The high court’s upcoming findings on the matter are therefore crucial for the cash-strapped Prasa’s finances. If Prasa wins, it would not have to pay Siyangena a further R2.8-billion, and it may have solid grounds to recoup a portion of the R3-billion it already forked out on the ISAMS project. If Prasa loses the case, it would have to settle Siyangena’s claim.

But come February next year, Prasa may not have any lawyers in its camp to defend it in the Siyangena matter. Scorpio has learned that the SOE’s inability or refusal to pay its service providers — an ongoing crisis that is at least four months in the making — has also affected the law firms it appointed for investigations and civil proceedings relating to some of the dubious contracts identified in the wake of Madonsela’s Derailed report.

According to Scorpio’s sources, Prasa has fallen behind on its payments to law firms Bowmans, Webber Wentzel, Norton Rose Fulbright and Werksmans. The latter firm has to date acted for Prasa in its legal battle with Siyangena. Sources familiar with the matter say Werksmans won’t be able to stay on board as Prasa’s attorney of record when the case goes to court next year unless it receives its outstanding fees.

There are some very frustrated people in Prasa’s finance department,” said one Prasa insider. The source claimed that one of Prasa’s newly appointed executives is responsible for a payments freeze that is now affecting virtually every major contractor on the SOE’s books, ranging from the law firms to companies responsible for the maintenance and refurbishment of Metrorail’s large fleet of ageing passenger carriages.

This is nothing short of a crisis. The business is at a standstill and it is affecting our operations all over South Africa,” said the source.

Multiple red flags

This reporter has been tracking Siyangena’s dealings with Prasa since 2015, when a report in Rapport newspaper detailed how attorney Riaan van der Walt had purchased one of Montana’s properties in Johannesburg for double its market value. Van Der Walt, who is closely linked to Siyangena Technologies, its parent company, TMM Holdings, and the latter’s boss, Mario Ferreira, had used a shelf company to effect the transaction.

The same shelf company, Precise Trade and Invest 02, was also used to purchase luxury properties for a whopping R38.4-million that were either registered in Montana’s name or for which he took possession of the keys once the deals had been concluded. One of the properties was partly bought with R11.5-million that originated from a business deal involving Ferreira.

Ferreira at the time “vehemently denied” that he, TMM Holdings or its subsidiary, Siyangena, had laundered money through the business deal in order to illicitly help Montana acquire the property.

But in 2016, Siyangena couldn’t explain why it had made payments totalling a staggering R550-million to companies owned by Durban-based businessman Roy Moodley.

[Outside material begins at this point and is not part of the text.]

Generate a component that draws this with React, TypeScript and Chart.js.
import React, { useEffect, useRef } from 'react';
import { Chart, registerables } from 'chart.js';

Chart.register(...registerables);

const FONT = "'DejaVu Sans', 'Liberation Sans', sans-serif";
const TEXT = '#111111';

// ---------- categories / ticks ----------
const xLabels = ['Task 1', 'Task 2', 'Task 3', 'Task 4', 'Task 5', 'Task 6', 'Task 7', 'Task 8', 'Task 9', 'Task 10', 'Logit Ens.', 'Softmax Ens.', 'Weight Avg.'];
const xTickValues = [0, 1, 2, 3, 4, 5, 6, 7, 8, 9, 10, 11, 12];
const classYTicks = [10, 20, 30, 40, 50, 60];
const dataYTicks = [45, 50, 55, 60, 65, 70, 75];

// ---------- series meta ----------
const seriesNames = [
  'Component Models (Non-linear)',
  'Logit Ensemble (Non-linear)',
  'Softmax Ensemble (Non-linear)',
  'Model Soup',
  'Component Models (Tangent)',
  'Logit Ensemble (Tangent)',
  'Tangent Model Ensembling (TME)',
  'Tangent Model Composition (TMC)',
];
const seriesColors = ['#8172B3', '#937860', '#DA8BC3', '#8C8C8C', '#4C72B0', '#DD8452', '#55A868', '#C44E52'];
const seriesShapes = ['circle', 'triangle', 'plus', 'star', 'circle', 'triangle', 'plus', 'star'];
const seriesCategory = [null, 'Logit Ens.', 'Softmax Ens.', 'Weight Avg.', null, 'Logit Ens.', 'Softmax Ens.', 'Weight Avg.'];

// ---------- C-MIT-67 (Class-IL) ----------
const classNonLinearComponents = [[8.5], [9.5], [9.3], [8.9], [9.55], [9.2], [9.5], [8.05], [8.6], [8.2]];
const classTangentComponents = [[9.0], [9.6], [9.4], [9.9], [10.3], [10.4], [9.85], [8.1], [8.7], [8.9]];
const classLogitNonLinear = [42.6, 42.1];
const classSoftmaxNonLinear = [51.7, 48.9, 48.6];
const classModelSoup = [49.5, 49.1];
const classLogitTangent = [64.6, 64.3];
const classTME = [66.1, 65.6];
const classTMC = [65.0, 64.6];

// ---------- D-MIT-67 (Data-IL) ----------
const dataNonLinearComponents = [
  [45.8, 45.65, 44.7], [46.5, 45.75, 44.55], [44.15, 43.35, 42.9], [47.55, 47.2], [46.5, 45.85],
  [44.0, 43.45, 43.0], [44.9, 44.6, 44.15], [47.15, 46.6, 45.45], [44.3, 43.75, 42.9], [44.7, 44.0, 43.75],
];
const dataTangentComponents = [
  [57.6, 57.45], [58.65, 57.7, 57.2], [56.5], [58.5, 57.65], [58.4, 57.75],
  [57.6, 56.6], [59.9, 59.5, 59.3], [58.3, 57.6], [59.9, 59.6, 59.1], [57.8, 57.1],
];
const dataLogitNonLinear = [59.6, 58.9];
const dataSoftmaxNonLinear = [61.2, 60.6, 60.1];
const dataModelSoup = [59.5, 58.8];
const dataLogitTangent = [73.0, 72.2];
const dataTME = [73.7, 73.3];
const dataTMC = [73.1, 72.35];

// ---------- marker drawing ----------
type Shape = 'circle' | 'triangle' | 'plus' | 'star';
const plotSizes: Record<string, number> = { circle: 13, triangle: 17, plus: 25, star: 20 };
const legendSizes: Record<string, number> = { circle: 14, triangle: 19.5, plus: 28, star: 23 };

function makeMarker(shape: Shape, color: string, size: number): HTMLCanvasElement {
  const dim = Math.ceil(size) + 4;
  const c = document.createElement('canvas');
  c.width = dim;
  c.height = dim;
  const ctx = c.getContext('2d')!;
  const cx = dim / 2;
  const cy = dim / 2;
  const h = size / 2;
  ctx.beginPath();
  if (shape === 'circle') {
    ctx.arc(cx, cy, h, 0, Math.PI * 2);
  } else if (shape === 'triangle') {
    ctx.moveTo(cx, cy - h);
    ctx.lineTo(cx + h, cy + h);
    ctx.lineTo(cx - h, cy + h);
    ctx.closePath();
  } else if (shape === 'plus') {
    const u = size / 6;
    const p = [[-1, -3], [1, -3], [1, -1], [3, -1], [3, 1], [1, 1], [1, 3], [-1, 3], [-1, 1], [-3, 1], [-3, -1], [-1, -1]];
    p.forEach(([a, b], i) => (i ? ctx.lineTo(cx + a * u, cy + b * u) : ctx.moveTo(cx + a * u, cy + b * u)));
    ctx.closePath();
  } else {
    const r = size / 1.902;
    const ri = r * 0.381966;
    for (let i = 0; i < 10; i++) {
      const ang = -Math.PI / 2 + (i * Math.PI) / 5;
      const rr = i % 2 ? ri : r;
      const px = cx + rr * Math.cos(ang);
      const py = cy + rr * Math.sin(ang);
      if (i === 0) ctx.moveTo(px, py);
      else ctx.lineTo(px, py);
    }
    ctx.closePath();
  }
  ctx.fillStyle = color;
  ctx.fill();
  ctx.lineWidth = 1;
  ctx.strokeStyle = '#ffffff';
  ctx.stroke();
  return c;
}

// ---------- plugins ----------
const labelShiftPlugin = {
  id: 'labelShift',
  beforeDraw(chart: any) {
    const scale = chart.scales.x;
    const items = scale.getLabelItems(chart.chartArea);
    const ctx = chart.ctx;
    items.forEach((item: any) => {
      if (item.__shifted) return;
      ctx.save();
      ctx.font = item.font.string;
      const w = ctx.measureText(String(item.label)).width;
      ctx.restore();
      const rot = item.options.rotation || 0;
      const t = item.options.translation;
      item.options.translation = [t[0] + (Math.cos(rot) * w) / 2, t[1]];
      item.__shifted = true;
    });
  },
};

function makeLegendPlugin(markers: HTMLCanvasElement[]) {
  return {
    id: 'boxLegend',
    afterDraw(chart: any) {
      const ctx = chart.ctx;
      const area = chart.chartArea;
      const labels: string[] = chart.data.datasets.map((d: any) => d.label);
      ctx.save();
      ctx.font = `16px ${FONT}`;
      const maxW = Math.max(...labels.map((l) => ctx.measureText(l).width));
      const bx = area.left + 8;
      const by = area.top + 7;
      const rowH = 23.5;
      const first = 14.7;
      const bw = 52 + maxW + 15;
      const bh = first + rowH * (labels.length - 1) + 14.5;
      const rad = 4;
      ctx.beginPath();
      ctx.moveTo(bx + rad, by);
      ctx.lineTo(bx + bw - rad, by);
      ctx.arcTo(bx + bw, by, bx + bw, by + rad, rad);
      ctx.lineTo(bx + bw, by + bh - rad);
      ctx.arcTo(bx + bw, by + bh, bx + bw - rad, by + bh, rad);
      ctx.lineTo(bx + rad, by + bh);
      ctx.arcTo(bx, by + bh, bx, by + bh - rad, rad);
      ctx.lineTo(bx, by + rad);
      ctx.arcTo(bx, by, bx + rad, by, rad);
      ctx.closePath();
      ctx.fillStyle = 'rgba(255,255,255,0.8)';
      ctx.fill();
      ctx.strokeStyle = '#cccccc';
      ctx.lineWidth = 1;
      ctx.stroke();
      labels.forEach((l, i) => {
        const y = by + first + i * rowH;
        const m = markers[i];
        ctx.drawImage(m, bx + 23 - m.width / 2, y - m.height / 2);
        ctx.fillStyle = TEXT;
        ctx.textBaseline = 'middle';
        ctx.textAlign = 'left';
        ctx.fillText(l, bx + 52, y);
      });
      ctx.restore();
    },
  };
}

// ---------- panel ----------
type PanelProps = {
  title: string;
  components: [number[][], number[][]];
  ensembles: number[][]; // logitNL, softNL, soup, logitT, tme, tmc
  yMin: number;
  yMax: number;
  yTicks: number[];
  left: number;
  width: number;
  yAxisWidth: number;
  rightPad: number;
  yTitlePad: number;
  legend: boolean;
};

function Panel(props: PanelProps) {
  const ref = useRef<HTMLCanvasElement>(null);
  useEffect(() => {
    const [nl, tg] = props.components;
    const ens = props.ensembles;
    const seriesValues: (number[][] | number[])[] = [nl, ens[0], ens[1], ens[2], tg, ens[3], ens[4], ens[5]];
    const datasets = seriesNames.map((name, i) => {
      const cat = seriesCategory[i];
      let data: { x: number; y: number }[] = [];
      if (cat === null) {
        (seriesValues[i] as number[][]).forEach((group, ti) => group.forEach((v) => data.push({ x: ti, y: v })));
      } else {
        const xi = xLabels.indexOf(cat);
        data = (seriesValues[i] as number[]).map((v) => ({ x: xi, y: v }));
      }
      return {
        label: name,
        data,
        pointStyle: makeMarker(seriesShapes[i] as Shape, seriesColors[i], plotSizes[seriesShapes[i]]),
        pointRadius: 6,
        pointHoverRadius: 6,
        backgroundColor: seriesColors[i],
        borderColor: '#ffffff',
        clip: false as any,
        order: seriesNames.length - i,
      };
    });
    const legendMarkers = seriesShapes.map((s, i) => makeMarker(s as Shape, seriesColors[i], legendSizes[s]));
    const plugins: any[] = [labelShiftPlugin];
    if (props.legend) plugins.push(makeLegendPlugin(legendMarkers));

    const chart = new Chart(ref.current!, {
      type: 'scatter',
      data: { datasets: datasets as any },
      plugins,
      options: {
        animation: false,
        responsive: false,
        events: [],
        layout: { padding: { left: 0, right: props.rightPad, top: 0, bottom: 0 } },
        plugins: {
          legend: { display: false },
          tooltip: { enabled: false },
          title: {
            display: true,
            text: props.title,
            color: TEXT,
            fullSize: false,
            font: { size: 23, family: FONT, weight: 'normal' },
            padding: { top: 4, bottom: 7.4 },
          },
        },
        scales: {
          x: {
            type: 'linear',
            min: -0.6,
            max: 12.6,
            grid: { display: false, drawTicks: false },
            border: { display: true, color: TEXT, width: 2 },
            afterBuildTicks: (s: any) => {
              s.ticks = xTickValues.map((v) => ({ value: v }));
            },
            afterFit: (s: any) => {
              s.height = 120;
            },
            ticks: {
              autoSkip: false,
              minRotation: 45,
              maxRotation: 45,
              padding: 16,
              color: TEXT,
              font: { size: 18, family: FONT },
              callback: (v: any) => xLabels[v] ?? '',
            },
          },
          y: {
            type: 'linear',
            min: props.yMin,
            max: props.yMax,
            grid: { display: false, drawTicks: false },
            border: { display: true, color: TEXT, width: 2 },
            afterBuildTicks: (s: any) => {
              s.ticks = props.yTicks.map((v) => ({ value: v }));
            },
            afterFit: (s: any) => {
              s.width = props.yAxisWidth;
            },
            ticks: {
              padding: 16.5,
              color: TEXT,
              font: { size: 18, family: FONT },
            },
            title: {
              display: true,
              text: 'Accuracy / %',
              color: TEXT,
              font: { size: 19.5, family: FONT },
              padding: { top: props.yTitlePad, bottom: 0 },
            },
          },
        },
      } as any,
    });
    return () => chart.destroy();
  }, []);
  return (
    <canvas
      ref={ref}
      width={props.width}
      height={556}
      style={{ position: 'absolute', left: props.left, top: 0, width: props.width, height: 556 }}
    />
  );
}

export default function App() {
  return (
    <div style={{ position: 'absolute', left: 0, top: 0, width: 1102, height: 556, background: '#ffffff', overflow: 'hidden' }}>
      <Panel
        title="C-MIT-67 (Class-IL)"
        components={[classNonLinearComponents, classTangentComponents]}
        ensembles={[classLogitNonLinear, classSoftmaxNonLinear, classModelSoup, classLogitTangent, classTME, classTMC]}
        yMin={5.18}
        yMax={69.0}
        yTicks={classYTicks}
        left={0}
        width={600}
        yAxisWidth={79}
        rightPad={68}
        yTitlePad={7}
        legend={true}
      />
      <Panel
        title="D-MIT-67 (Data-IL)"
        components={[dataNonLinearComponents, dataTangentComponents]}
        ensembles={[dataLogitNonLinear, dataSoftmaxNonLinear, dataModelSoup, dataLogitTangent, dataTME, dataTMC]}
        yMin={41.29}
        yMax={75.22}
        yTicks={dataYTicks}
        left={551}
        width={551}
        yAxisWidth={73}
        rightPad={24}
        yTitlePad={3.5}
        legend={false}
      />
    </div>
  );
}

The money started to flow from Siyangena to the Moodley entities after Siyangena clinched its first ISAMS contract from Prasa in 2011. Suspicions that these payments may have been for the benefit of senior politicians were strengthened by the release in 2017 of investigative journalist Jacques Pauw’s The President’s Keepers. The book detailed how Zuma had been on the payroll of Royal Security, one of Moodley’s companies. This is the same entity that received a portion of the R550-million linked to Siyangena’s Prasa contracts.

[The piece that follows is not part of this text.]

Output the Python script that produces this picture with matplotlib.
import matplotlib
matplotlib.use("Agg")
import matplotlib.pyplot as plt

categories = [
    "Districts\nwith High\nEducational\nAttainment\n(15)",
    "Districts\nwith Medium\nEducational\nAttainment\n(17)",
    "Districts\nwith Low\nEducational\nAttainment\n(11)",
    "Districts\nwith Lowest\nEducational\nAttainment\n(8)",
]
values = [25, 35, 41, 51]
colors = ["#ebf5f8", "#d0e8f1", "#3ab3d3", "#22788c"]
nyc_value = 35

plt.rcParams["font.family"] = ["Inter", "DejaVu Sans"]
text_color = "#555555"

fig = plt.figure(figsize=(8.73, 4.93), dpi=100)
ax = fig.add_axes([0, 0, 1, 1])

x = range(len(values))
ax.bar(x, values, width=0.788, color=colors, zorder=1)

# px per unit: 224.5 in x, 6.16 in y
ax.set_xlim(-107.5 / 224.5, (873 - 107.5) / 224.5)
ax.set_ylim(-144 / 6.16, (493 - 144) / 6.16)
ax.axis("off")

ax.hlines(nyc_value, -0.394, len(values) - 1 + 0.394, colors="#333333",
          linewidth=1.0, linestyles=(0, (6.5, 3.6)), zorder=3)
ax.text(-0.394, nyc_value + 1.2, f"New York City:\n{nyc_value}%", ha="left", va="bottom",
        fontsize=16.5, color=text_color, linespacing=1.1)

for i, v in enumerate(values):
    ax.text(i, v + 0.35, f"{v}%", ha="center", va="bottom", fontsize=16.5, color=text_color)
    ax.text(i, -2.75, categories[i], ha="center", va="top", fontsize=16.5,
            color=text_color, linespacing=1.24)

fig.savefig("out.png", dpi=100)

Former Gupta lawyer Gert van der Merwe, who represents Siyangena, previously stated that this reporter’s “adverse assumptions” regarding his client’s payments to the Moodley entities were incorrect and that he would address detailed queries on the issue “when afforded the appropriate opportunity”. To date, Van Der Merwe has seemingly not found the opportune moment to do so.

Van Der Merwe last week remained coy when asked for comment on Siyangena’s upcoming court battle with Prasa.

The courts have all the facts, it will deliver its judgment based on the facts at its disposal,” said Van Der Merwe.